Once again, the Amplified has shown the way!

       

Value of Loneliness

This morning I caught a few minutes of Jesse Duplantis, a television minister whose message is usually good and whose delivery is always lively. Though I did not hear his entire message, I was struck by this comment:

“Lonely times and wilderness times in your life—you’re going to have them—help you get clearer on your calling and your goals.”

Lonely times and wilderness times both refer to those times that come to all of us when we feel isolated, alone, and lost. We sometimes remain in those places so long that we begin to drift. It doesn’t take long before we conclude that there is very little worth working for; we give up on pushing toward our goals because they aren’t materializing anyway; we are left going in circles and getting nowhere, much like the Israelites who took forty years to make an eleven-day journey.

Duplantis is saying that those times are, instead, perfect opportunities for stopping to reflect on where we are going in life.
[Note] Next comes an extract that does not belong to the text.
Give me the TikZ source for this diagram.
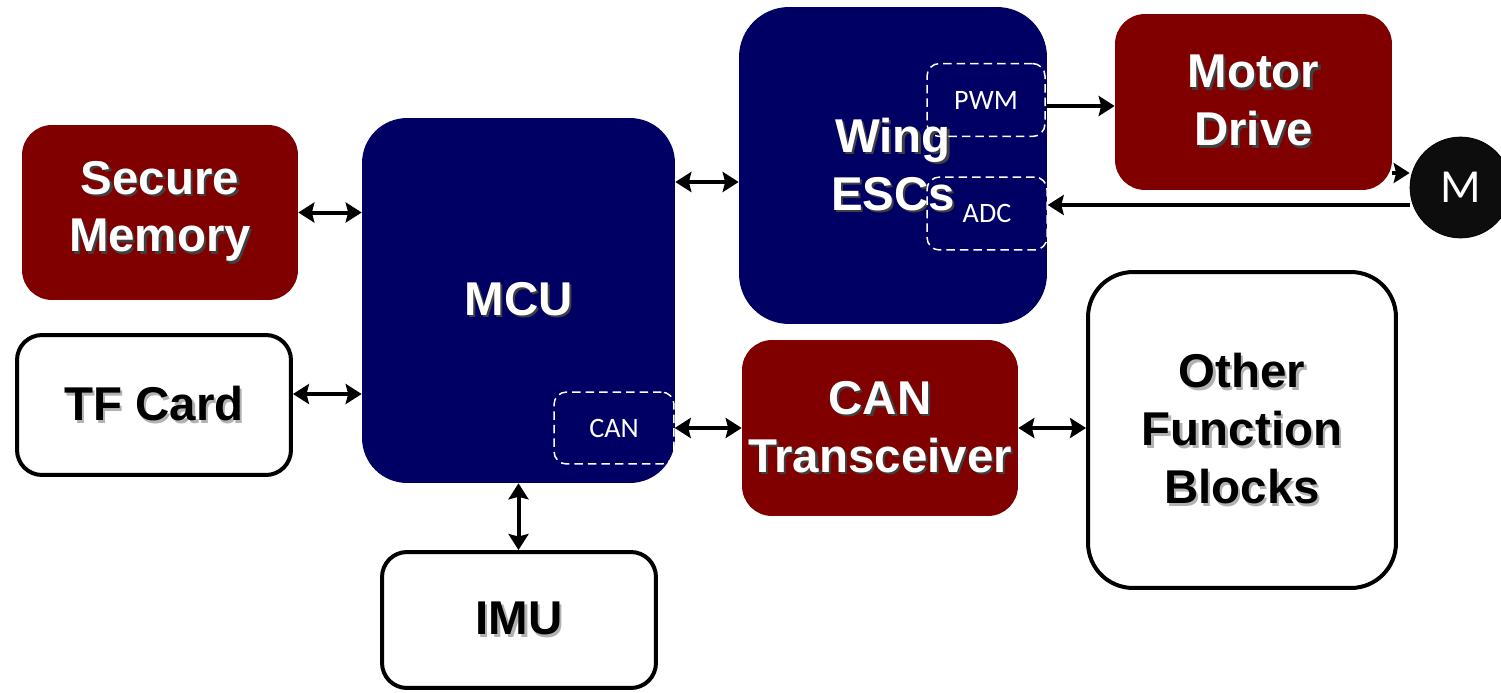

The dissatisfaction inherent in those lonely, lost times provides the optimal environment for us to ask the important questions, such as: Where am I supposed to be headed? What am I supposed to be doing with my life? Is this emptiness what God intended for me, or am I missing something really important here? What could my life be about if I only allow it to go in the direction I believe God has in mind for me, based on the talents I was given?

Asking these questions prayerfully and letting God provide the answers to us will not only reconnect us with our talents, goals, and calling, but also help us find our way out of the wilderness.

       

The Value of a Good Book

The monthly newsletter for Parkplace Books, Kirkland, Washington, featured a quote from Oscar Wilde that I want to share:  “It is what you read when you don’t have to that determines what you will be when you can’t help it.”

Is that nothing more than a clever twisting of phrases? Or is there something worth thinking about here? I voted for the latter because of the inherent point about building character.

The various kinds of media engagement have impacts on who we are. Certainly films and songs and social media can affect us deeply, or can be simply passing entertainment. But generally a book requires a commitment of time, of living with one story or one point of view for some duration of time, and that is formative by nature. It subtly shapes the attitudes and outlook of the reader as it broadens his or her experience of life. This, in turn, alters who that person becomes.

There are all manner of books that we can choose to read, but what if we spend time every day (or at least very often) reading the Bible, even though we don’t have to? With no effort on the reader’s part, other than the simple act of reading, the messages, the themes, the guidance, the perspective, the promises of the Bible begin to shape who that person is, how that person thinks, and how that person reacts to life. Or as Oscar Wilde put it, it determines who that person will be when he or she can’t help it.